- _Available data_
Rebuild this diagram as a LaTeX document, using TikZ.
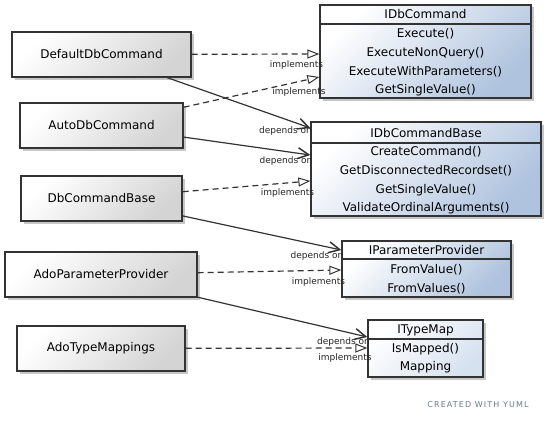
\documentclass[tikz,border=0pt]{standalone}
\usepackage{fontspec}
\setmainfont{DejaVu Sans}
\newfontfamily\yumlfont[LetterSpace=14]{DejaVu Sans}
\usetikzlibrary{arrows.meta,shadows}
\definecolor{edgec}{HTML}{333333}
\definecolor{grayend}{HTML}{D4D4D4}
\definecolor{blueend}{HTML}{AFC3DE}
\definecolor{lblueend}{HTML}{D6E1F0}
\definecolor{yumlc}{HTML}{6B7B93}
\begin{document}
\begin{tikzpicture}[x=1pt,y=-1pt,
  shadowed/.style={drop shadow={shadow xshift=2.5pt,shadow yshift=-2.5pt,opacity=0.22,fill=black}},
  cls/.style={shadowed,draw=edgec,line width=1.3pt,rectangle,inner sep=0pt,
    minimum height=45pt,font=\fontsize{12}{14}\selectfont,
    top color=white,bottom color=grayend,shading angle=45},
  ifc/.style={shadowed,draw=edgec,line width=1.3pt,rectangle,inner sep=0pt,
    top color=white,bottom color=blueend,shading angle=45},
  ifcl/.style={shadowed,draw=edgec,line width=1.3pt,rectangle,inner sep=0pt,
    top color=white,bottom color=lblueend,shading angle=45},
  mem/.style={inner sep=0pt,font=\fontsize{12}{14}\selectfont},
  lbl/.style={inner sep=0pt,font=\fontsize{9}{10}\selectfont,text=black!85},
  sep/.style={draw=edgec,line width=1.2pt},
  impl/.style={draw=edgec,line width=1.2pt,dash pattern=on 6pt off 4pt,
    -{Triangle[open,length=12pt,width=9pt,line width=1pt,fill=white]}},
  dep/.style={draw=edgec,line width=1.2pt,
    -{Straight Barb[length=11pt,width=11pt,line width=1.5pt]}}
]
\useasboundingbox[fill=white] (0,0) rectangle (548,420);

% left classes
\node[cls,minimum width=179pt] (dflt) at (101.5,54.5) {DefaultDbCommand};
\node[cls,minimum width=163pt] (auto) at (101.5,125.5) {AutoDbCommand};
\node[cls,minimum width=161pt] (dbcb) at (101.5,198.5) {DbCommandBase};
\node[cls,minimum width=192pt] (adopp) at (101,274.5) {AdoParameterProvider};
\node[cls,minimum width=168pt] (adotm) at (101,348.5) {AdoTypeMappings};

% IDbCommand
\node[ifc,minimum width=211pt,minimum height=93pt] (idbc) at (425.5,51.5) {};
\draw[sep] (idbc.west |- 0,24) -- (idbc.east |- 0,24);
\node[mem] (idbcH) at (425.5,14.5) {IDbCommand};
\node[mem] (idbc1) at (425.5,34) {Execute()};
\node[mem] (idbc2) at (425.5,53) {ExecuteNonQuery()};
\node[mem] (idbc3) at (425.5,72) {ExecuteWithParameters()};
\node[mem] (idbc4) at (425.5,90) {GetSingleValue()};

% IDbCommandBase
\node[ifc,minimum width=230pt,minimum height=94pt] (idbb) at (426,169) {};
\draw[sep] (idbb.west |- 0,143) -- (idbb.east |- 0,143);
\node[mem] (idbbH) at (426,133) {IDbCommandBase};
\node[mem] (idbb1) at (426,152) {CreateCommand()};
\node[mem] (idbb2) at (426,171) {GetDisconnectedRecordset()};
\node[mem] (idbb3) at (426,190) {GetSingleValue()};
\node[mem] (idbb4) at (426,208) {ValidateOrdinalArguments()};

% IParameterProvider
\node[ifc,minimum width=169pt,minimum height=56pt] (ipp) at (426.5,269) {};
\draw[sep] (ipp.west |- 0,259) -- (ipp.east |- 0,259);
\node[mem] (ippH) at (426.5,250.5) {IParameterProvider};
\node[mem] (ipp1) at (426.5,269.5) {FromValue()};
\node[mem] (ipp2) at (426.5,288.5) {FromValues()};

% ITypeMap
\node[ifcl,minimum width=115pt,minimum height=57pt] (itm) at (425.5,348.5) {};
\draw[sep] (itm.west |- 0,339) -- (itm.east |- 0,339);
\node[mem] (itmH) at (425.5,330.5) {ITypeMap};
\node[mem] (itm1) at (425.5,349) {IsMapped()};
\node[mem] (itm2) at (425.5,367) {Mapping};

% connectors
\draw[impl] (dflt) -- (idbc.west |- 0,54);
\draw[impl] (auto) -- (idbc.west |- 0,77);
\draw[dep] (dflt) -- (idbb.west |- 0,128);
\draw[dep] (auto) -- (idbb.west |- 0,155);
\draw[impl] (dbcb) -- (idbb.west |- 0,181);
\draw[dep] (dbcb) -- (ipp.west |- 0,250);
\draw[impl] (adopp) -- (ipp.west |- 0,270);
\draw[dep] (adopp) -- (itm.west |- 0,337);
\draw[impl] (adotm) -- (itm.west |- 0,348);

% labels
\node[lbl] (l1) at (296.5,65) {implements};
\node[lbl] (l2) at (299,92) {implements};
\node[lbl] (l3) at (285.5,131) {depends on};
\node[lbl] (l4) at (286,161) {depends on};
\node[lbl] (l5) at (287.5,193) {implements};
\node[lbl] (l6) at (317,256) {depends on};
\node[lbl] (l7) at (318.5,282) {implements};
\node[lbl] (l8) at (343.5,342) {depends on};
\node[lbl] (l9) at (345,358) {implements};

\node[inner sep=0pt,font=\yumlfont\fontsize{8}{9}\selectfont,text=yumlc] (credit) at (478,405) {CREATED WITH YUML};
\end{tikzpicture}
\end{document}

- _Task details_
Repeat the material above verbatim. Leave the pictures behind.

- _Exercise output_
Rebuild this diagram as a LaTeX document, using TikZ.
\documentclass[tikz,border=0pt]{standalone}
\usepackage{fontspec}
\setmainfont{DejaVu Sans}
\newfontfamily\yumlfont[LetterSpace=14]{DejaVu Sans}
\usetikzlibrary{arrows.meta,shadows}
\definecolor{edgec}{HTML}{333333}
\definecolor{grayend}{HTML}{D4D4D4}
\definecolor{blueend}{HTML}{AFC3DE}
\definecolor{lblueend}{HTML}{D6E1F0}
\definecolor{yumlc}{HTML}{6B7B93}
\begin{document}
\begin{tikzpicture}[x=1pt,y=-1pt,
  shadowed/.style={drop shadow={shadow xshift=2.5pt,shadow yshift=-2.5pt,opacity=0.22,fill=black}},
  cls/.style={shadowed,draw=edgec,line width=1.3pt,rectangle,inner sep=0pt,
    minimum height=45pt,font=\fontsize{12}{14}\selectfont,
    top color=white,bottom color=grayend,shading angle=45},
  ifc/.style={shadowed,draw=edgec,line width=1.3pt,rectangle,inner sep=0pt,
    top color=white,bottom color=blueend,shading angle=45},
  ifcl/.style={shadowed,draw=edgec,line width=1.3pt,rectangle,inner sep=0pt,
    top color=white,bottom color=lblueend,shading angle=45},
  mem/.style={inner sep=0pt,font=\fontsize{12}{14}\selectfont},
  lbl/.style={inner sep=0pt,font=\fontsize{9}{10}\selectfont,text=black!85},
  sep/.style={draw=edgec,line width=1.2pt},
  impl/.style={draw=edgec,line width=1.2pt,dash pattern=on 6pt off 4pt,
    -{Triangle[open,length=12pt,width=9pt,line width=1pt,fill=white]}},
  dep/.style={draw=edgec,line width=1.2pt,
    -{Straight Barb[length=11pt,width=11pt,line width=1.5pt]}}
]
\useasboundingbox[fill=white] (0,0) rectangle (548,420);

% left classes
\node[cls,minimum width=179pt] (dflt) at (101.5,54.5) {DefaultDbCommand};
\node[cls,minimum width=163pt] (auto) at (101.5,125.5) {AutoDbCommand};
\node[cls,minimum width=161pt] (dbcb) at (101.5,198.5) {DbCommandBase};
\node[cls,minimum width=192pt] (adopp) at (101,274.5) {AdoParameterProvider};
\node[cls,minimum width=168pt] (adotm) at (101,348.5) {AdoTypeMappings};

% IDbCommand
\node[ifc,minimum width=211pt,minimum height=93pt] (idbc) at (425.5,51.5) {};
\draw[sep] (idbc.west |- 0,24) -- (idbc.east |- 0,24);
\node[mem] (idbcH) at (425.5,14.5) {IDbCommand};
\node[mem] (idbc1) at (425.5,34) {Execute()};
\node[mem] (idbc2) at (425.5,53) {ExecuteNonQuery()};
\node[mem] (idbc3) at (425.5,72) {ExecuteWithParameters()};
\node[mem] (idbc4) at (425.5,90) {GetSingleValue()};

% IDbCommandBase
\node[ifc,minimum width=230pt,minimum height=94pt] (idbb) at (426,169) {};
\draw[sep] (idbb.west |- 0,143) -- (idbb.east |- 0,143);
\node[mem] (idbbH) at (426,133) {IDbCommandBase};
\node[mem] (idbb1) at (426,152) {CreateCommand()};
\node[mem] (idbb2) at (426,171) {GetDisconnectedRecordset()};
\node[mem] (idbb3) at (426,190) {GetSingleValue()};
\node[mem] (idbb4) at (426,208) {ValidateOrdinalArguments()};

% IParameterProvider
\node[ifc,minimum width=169pt,minimum height=56pt] (ipp) at (426.5,269) {};
\draw[sep] (ipp.west |- 0,259) -- (ipp.east |- 0,259);
\node[mem] (ippH) at (426.5,250.5) {IParameterProvider};
\node[mem] (ipp1) at (426.5,269.5) {FromValue()};
\node[mem] (ipp2) at (426.5,288.5) {FromValues()};

% ITypeMap
\node[ifcl,minimum width=115pt,minimum height=57pt] (itm) at (425.5,348.5) {};
\draw[sep] (itm.west |- 0,339) -- (itm.east |- 0,339);
\node[mem] (itmH) at (425.5,330.5) {ITypeMap};
\node[mem] (itm1) at (425.5,349) {IsMapped()};
\node[mem] (itm2) at (425.5,367) {Mapping};

% connectors
\draw[impl] (dflt) -- (idbc.west |- 0,54);
\draw[impl] (auto) -- (idbc.west |- 0,77);
\draw[dep] (dflt) -- (idbb.west |- 0,128);
\draw[dep] (auto) -- (idbb.west |- 0,155);
\draw[impl] (dbcb) -- (idbb.west |- 0,181);
\draw[dep] (dbcb) -- (ipp.west |- 0,250);
\draw[impl] (adopp) -- (ipp.west |- 0,270);
\draw[dep] (adopp) -- (itm.west |- 0,337);
\draw[impl] (adotm) -- (itm.west |- 0,348);

% labels
\node[lbl] (l1) at (296.5,65) {implements};
\node[lbl] (l2) at (299,92) {implements};
\node[lbl] (l3) at (285.5,131) {depends on};
\node[lbl] (l4) at (286,161) {depends on};
\node[lbl] (l5) at (287.5,193) {implements};
\node[lbl] (l6) at (317,256) {depends on};
\node[lbl] (l7) at (318.5,282) {implements};
\node[lbl] (l8) at (343.5,342) {depends on};
\node[lbl] (l9) at (345,358) {implements};

\node[inner sep=0pt,font=\yumlfont\fontsize{8}{9}\selectfont,text=yumlc] (credit) at (478,405) {CREATED WITH YUML};
\end{tikzpicture}
\end{document}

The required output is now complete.